We discussed moving abroad, taking our dreams elsewhere but together. We discussed things that were so far off, but seemed so possible when wrapped up with you, in you.

When I was with you anything seemed possible; you made me want to do more, be more and see more. You gave me a lease of life I'd needed for so long, something to look forward to and aim towards.

Someone to aim towards those things with.

I genuinely thought that you and I were against it all; I thought we could withstand the world and everything it threw at us.

Within just three-months we'd endured one of the worst things I'd ever had to go through; and you were my rock. You held me when I needed to be held, you told me how great I am (because I am) when I thought I was nothing and you showed me that glimmer of hope in a world of darkness.

The love I felt for you felt unbreakable, I thought it could never end.

Every plan, dream and ambition I had begun to have you tangled through it, stopping it from truly growing because as my love shifted to something more unhealthy, my dreams begun to shrink in my fear of losing you.

But the problem is the love I felt was a love out of need, not a love out of want. A love which stemmed from the fact I didn't love myself enough, a love that was routed in my deeply unhappy inner-self.

A love that was only palpable because I allowed it to be. A love that flourished in my need to be needed, my need to be wanted.

Perhaps you could sense that; perhaps you knew that every day the happiness I felt was being dragged out of me by circumstantial depression and maybe that's why you cheated. Maybe that's why we both grew apart, you resenting me and me trying to claw back the feeling I'd felt just weeks before.

Maybe you cheated because you knew we weren't right for each other - or maybe you are just a bad person - I don't know.

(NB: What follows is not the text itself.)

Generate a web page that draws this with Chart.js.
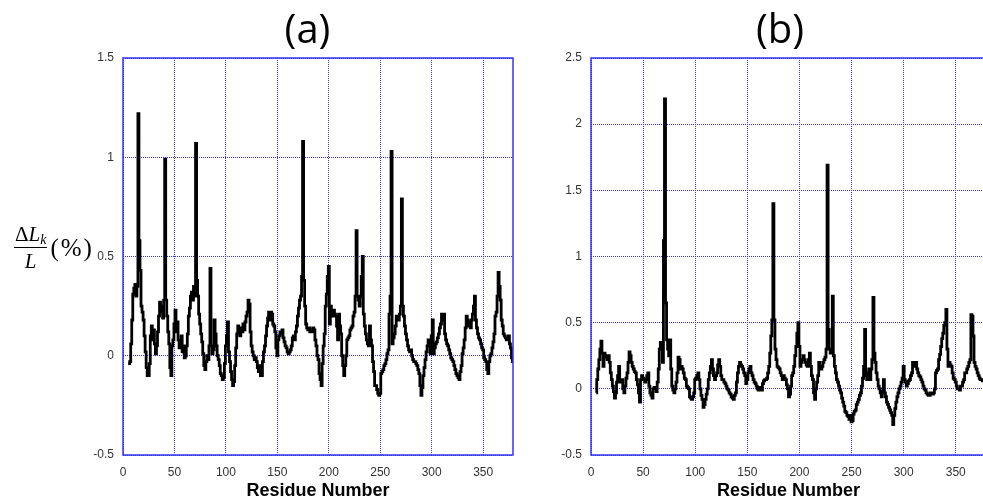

But despite it all, despite any excuse you could give, you knew it had the potential to break me.

I'd told you of the pain I'd felt before, finding out before and yet you still did it. You cheated, you lied and you hurt me.

So I guess, for both of us, what we had was never true love. It was never the love we had in our heads, it was never the fairytale I'd so strongly hoped it would be.

Truth be told - it was a good thing that could never sustain the intensity it brought. The cracks begun to show in a surface I'd thought was stronger than anything in a mere few weeks, but I frantically tried to patch them together again. Pathetically suggesting attempts of 'date nights' and fun things to do in a bid to keep you within my grips, in a bid to not lose you.

But that isn't right. You should never have to hold someone so close out of fear of losing them. The pain and fear I felt was the fear of losing that feeling, the risk of not waking up feeling loved.

Because that's the thing; if something is meant to be then it will. If people are meant to be, then they will be.

I could cry all day over the loss I feel; but I won't let it break me, as much as it nearly has, because we just weren't meant to be.

You taught me amazing things, gave me the push I needed to want to explore the world and re-introduced my love for reading back to me. The memories we've made will live with me forever, most affectionately Winston who will never cease to exist unless he goes in the washing machine, and some of the best times in my, short, life have been with you.

Whilst I'm tearfully saying goodbye to a chapter of my life that I thought would manifest into a book, I look back with a sense of happiness. I learnt that my heart is bigger than I ever thought it could be, I learnt that I capable of love and that some day, someone will appreciate that.